The contest between Kissinger and Rogers had a predictably adverse effect on the State Department, an overly bureaucratized machine without any constituency among the general public, and thus without independent influence. The emergence of the "Kissinger shop," the predominance of Kissinger himself, the lack of administrative talents in Rogersall these led to abysmally low morale and low effectiveness in the State Department. At first there were attempts to cover it up, but even that pretense gradually fell away, and by the time of Nixon's second Administration, none of it was left.
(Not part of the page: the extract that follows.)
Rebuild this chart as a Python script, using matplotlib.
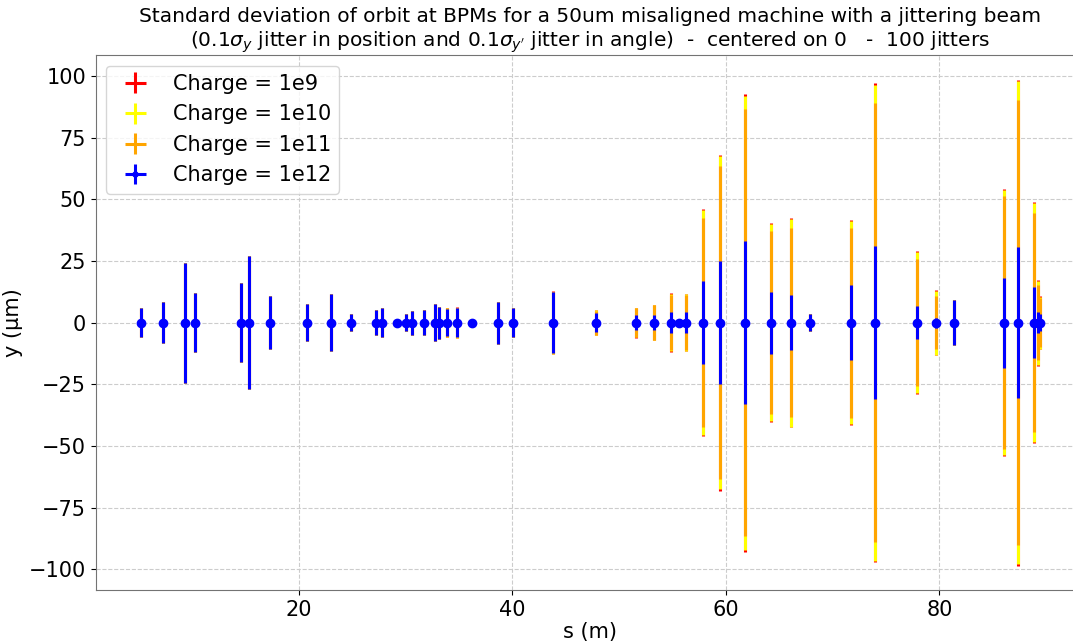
import numpy as np
import matplotlib
matplotlib.use("Agg")
import matplotlib.pyplot as plt

# BPM positions (m)
s = [5.2, 7.3, 9.3, 10.25, 14.6, 15.3, 17.3, 20.75, 23.0, 24.85, 27.25, 27.8,
     29.2, 30.05, 30.6, 31.7, 32.75, 33.1, 33.85, 34.85, 36.25, 38.7, 40.1,
     43.85, 47.8, 51.6, 53.3, 54.9, 55.6, 56.3, 57.85, 59.4, 61.8, 64.25,
     66.05, 67.85, 71.7, 74.0, 77.9, 79.7, 81.35, 86.0, 87.4, 88.85, 89.2, 89.4]

# std of orbit (um) for each charge
std_1e12 = [5.8, 8.4, 24.3, 11.9, 16.1, 27.1, 10.8, 7.6, 11.7, 3.4, 5.2, 5.8,
            0.3, 3.4, 4.9, 5.0, 7.6, 6.5, 5.5, 5.8, 0.3, 8.5, 5.8,
            12.3, 4.0, 2.9, 2.9, 4.2, 0.3, 4.3, 16.8, 24.8, 33.0, 12.6,
            11.2, 3.5, 15.3, 31.0, 6.6, 2.0, 9.2, 18.2, 30.7, 14.3, 4.4, 3.5]
std_1e11 = [5.8, 8.4, 24.3, 11.9, 16.1, 27.1, 10.8, 7.6, 11.7, 3.4, 5.2, 5.8,
            0.3, 3.4, 4.9, 5.0, 7.6, 6.5, 5.8, 6.0, 0.3, 8.5, 5.8,
            12.5, 4.9, 5.8, 7.0, 11.3, 0.3, 11.2, 42.5, 63.4, 86.4, 37.0,
            38.4, 3.5, 38.5, 89.1, 25.8, 10.6, 9.2, 51.4, 90.3, 44.3, 15.3, 9.8]
std_1e10 = [5.8, 8.4, 24.3, 11.9, 16.1, 27.1, 10.8, 7.6, 11.7, 3.4, 5.2, 5.8,
            0.3, 3.4, 4.9, 5.0, 7.6, 6.5, 5.9, 6.1, 0.3, 8.5, 5.8,
            12.6, 5.1, 6.0, 7.1, 11.6, 0.3, 11.5, 45.5, 67.6, 92.0, 40.0,
            42.1, 3.5, 41.2, 96.4, 28.6, 13.0, 9.2, 53.7, 98.0, 48.4, 17.0, 10.5]
std_1e9 = [5.8, 8.4, 24.3, 11.9, 16.1, 27.1, 10.8, 7.6, 11.7, 3.4, 5.2, 5.8,
           0.3, 3.4, 4.9, 5.0, 7.6, 6.5, 6.0, 6.2, 0.3, 8.5, 5.8,
           12.7, 5.2, 6.1, 7.2, 11.8, 0.3, 11.7, 45.9, 68.1, 92.8, 40.4,
           42.5, 3.5, 41.6, 96.9, 29.0, 13.3, 9.2, 54.1, 98.5, 48.8, 17.4, 10.7]

charges = ['1e9', '1e10', '1e11', '1e12']
colors = ['red', 'yellow', 'orange', 'blue']
stds = [std_1e9, std_1e10, std_1e11, std_1e12]

fig = plt.figure(figsize=(10.73, 6.42), dpi=100)
ax = fig.add_axes([0.0893, 0.081, 0.9217, 0.833])

zeros = np.zeros(len(s))
for q, c, sd in zip(charges, colors, stds):
    fmt = 'o' if q == '1e12' else 'none'
    ax.errorbar(s, zeros, yerr=sd, xerr=zeros, fmt=fmt, color=c, ecolor=c,
                elinewidth=2.2, markersize=6, label='Charge = ' + q)

ax.set_title("Standard deviation of orbit at BPMs for a 50um misaligned machine with a jittering beam\n"
             r"(0.1$\sigma_y$ jitter in position and 0.1$\sigma_{y'}$ jitter in angle)  -  centered on 0   -  100 jitters",
             fontsize=14.5)
ax.set_xlabel('s (m)', fontsize=15, labelpad=2)
ax.set_ylabel('y (μm)', fontsize=15)
ax.tick_params(labelsize=15)
ax.grid(True, linestyle='--', color='#cccccc')
ax.set_axisbelow(True)
for sp in ax.spines.values():
    sp.set_color('0.45')
ax.legend(loc='upper left', fontsize=15, markerscale=0.6)

fig.savefig('out.png', dpi=100)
Yet Rogers' tenure had its important positive aspects. His Middle East initiative, at first received skeptically by his aides, did result in the still-lasting Suez cease-fire and at least some overtures by Egypt and Israel toward negotiations. Rogers also performed, with distinction, the task of representing the U.S. in negotiations abroad. He further bore the brunt of congressional committee hearings and congressional opposition on Viet Nam. Rogers, unfailingly courteous, remained loyal to his President and argued his case well. "He's a decent, fine man, a terribly underrated, misused man," Senator Mansfield once remarked.